Есть другая версия, довольно занятная. Умберто Эко когда-то сказал, что у Джойса «Улисс» – это модернизм, а «Поминки по Финнегану» – постмодернизм. В каком смысле? В том смысле, что модерн – это идея моральной ответственности, идея совести, идея контроля разума над подсознанием. Она есть у Фрейда, у экзистенциалистов она есть. А постмодерн – это атака на эго, отказ от рацио, когда всё рациональное объявляется ущербным, а желания, комплексы, подсознание, страхи выходят на первый план. Постмодерн – это время, когда разум посрамлён. Во всяком случае, «Поминки по Финнегану», написанные на так называемом «ночном языке», – явление постмодерна.

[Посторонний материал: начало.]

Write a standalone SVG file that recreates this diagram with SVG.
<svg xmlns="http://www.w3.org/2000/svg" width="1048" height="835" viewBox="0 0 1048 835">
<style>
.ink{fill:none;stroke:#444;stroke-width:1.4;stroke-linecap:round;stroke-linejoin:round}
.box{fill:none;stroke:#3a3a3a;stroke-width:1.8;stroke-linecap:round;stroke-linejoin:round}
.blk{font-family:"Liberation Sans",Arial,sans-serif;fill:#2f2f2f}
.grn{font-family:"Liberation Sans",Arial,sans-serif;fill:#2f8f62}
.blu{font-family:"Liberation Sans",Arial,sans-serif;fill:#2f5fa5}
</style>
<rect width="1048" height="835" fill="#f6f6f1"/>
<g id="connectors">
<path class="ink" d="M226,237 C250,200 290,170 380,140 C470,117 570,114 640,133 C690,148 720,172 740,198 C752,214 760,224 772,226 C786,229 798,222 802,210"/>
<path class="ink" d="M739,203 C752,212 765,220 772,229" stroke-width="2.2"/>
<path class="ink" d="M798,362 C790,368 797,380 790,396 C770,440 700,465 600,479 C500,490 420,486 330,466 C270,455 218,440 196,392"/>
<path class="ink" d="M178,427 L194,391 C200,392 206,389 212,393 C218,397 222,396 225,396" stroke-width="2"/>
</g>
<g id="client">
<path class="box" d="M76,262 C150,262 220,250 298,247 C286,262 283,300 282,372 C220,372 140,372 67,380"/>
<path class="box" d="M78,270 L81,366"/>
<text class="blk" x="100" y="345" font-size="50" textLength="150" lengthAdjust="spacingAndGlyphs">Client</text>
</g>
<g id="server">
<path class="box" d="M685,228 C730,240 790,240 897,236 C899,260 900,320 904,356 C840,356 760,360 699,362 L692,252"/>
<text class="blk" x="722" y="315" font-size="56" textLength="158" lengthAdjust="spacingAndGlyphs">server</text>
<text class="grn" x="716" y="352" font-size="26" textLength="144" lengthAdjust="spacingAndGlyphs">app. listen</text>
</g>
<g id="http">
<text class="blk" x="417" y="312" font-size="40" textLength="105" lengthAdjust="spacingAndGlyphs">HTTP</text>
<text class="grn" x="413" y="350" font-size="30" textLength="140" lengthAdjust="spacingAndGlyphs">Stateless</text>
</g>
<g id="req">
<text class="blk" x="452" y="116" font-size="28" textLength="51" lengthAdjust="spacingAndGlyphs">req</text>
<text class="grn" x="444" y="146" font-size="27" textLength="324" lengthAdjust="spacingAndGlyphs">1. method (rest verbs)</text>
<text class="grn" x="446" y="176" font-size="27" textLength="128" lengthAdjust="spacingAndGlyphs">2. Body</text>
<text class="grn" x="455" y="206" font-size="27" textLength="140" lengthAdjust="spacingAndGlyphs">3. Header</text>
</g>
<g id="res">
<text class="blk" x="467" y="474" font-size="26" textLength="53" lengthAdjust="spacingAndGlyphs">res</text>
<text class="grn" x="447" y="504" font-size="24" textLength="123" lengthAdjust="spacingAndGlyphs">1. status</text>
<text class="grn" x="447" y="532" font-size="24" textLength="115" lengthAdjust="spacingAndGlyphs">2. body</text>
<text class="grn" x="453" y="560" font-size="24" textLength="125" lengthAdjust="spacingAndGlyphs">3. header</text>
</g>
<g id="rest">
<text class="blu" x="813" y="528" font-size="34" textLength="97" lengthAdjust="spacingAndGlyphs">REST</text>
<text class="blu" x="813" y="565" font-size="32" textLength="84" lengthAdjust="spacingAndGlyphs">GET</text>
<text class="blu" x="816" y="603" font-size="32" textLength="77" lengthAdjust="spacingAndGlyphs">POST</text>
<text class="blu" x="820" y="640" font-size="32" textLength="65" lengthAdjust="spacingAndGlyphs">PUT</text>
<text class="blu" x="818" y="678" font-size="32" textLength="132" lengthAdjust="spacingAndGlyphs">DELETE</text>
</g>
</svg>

Мне-то вообще кажется, что классический пример постмодерна, самый постмодерн – это «Lost» любимца моего Джей Джей Абрамса. У нас он известен как автор сериала «Остаться в живых», что очень символично, кстати. «Остаться в живых» – это история, как вы помните, про выброшенных на необитаемый остров пассажиров самолёта. То ли в чистилище они находятся после смерти, то ли так странно живут в каком-то мифическом пространстве, то ли они в параллельном измерении – неважно. Важно только то, что это именно набор всех тем, всех проблем, всех разговоров, всех техник XX века – и из всего этого сделан очень увлекательный и довольно попсовый сериал. Вот это, по-моему, постмодерн.

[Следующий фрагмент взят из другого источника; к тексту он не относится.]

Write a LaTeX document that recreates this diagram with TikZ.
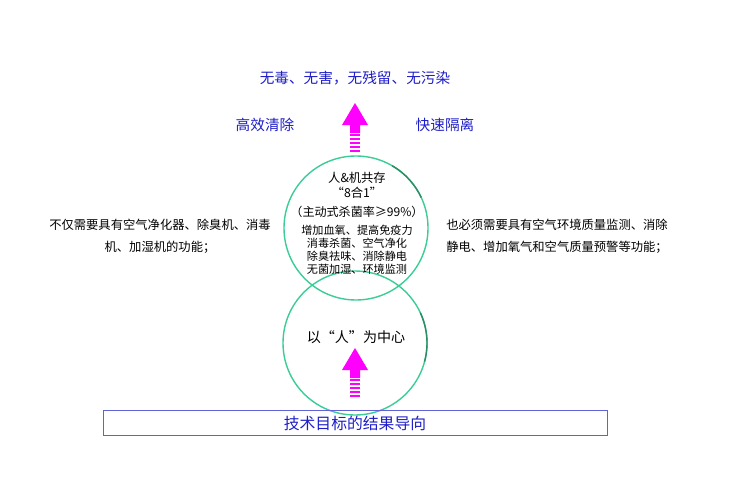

Вот гениальный вопрос uncle_casey:

– Можете подробнее про Веру из «Обрыва»? – имеется в виду Гончаров. – У меня самого была такая Вера, я был на месте романтичного мечтателя Райского, которого она вообще не замечала и предпочла мерзавца Волохова <…>.

– Тип Веры пойман Гончаровым очень точно. Я согласен с Сергеем Соловьёвым, что женщины русской прозы второй половины века – это уже героини символистских романов. Кстати, во многом именно с Веры – эта бледность, это «я хочу то, чего не бывает» – лепила свой облик Зинаида Гиппиус.

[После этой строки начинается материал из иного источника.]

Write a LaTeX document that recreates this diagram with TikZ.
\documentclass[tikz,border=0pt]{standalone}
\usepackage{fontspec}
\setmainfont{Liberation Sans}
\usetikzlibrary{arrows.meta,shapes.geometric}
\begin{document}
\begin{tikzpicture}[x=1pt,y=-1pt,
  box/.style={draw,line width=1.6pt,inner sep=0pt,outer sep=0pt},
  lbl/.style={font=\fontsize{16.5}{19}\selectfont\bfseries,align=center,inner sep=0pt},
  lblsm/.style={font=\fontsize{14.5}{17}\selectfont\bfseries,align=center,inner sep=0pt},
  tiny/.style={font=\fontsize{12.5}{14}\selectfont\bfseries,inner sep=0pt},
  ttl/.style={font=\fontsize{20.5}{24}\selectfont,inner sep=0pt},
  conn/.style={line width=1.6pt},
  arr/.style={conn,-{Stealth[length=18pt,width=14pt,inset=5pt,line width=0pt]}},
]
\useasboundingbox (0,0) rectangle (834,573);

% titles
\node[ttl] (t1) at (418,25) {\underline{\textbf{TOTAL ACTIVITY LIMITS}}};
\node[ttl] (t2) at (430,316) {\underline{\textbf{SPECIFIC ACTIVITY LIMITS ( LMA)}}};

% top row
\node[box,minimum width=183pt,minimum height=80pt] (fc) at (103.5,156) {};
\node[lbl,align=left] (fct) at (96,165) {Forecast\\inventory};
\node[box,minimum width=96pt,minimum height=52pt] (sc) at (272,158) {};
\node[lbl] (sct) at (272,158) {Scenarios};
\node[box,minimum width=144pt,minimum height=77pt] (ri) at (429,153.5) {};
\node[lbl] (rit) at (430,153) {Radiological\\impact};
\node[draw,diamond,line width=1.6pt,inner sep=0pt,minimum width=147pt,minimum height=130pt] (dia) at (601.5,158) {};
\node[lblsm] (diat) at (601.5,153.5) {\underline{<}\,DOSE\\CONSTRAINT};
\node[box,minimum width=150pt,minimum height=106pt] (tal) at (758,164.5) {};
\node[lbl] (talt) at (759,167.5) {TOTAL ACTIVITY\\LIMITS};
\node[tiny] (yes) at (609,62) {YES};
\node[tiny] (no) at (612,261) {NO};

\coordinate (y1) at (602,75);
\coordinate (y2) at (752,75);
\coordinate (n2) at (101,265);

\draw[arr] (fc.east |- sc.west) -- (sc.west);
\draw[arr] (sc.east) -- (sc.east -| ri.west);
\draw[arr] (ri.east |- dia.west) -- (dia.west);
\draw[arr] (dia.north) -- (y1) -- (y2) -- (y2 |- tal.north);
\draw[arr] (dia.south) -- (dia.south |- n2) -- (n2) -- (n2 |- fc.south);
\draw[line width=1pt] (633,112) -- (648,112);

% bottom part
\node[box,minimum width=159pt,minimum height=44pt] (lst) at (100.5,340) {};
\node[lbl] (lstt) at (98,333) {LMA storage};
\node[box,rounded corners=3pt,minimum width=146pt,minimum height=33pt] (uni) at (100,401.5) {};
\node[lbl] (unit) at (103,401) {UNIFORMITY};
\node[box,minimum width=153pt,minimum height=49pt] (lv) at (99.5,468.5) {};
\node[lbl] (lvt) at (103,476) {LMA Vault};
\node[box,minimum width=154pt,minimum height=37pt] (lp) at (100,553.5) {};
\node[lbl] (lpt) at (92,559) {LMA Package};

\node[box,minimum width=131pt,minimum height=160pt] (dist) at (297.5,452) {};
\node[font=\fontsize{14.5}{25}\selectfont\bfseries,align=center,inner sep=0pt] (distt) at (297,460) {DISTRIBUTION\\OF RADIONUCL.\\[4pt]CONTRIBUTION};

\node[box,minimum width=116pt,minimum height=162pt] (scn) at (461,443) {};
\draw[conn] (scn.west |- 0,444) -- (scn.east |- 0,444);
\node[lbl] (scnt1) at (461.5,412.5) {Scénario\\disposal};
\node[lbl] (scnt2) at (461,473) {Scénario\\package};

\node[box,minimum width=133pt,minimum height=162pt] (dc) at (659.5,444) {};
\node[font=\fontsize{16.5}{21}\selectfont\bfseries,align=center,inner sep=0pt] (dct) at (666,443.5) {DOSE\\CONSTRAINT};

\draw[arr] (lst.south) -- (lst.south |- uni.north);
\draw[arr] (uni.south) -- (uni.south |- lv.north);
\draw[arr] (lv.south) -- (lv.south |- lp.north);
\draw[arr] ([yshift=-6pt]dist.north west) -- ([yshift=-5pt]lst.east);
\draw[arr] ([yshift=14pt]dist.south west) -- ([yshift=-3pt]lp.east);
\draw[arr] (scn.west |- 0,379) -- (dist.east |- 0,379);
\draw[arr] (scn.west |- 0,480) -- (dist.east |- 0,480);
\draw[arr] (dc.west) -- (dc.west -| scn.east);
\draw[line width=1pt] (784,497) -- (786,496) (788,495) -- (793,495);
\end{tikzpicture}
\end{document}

Вера – это красавица с бархатными глазами, которой все малы, всё мало, которая хочет чего-то невероятного и в результате отдаётся нигилисту Марку Волохову, потому что в нём ей померещилось что-то такое…

Вера – это такая болезненная, больная русалка, такие навьи чары; женщина, которая совершенно не способна ни оценить любовь, ни сострадать. Ну, Райский – чего его любить? Он, конечно, балабол и мечтатель. Но пожалеть-то его можно. Вера высокомерна. И такие женщины чаще всего и любят мерзавцев, потому что им кажется, что мерзавцы отважны, глубоки и прекрасны. Вера не умна. Вера, конечно, по-своему очаровательна, но истерична.

Гончаров уловил тип роковой женщины, которая влюбляется в ничтожество и без этого ничтожества не может жить, влюбляется, в общем, в пустоту. А Марк Волохов – согласитесь, дрянь порядочная. Дальше, дальше от этих женщин! Ну и потом, Марфенька же есть, в конце концов.

– Голосую за лекцию про проект «СССР будущего»… Голосую за Галича… Голосую за Бунина…

– Пока Галич побеждает абсолютным большинством, и мне это очень приятно.

Александр Аркадьевич Галич (он же Гинзбург) представляется мне самым интересным примером того, как литература влияет на человека.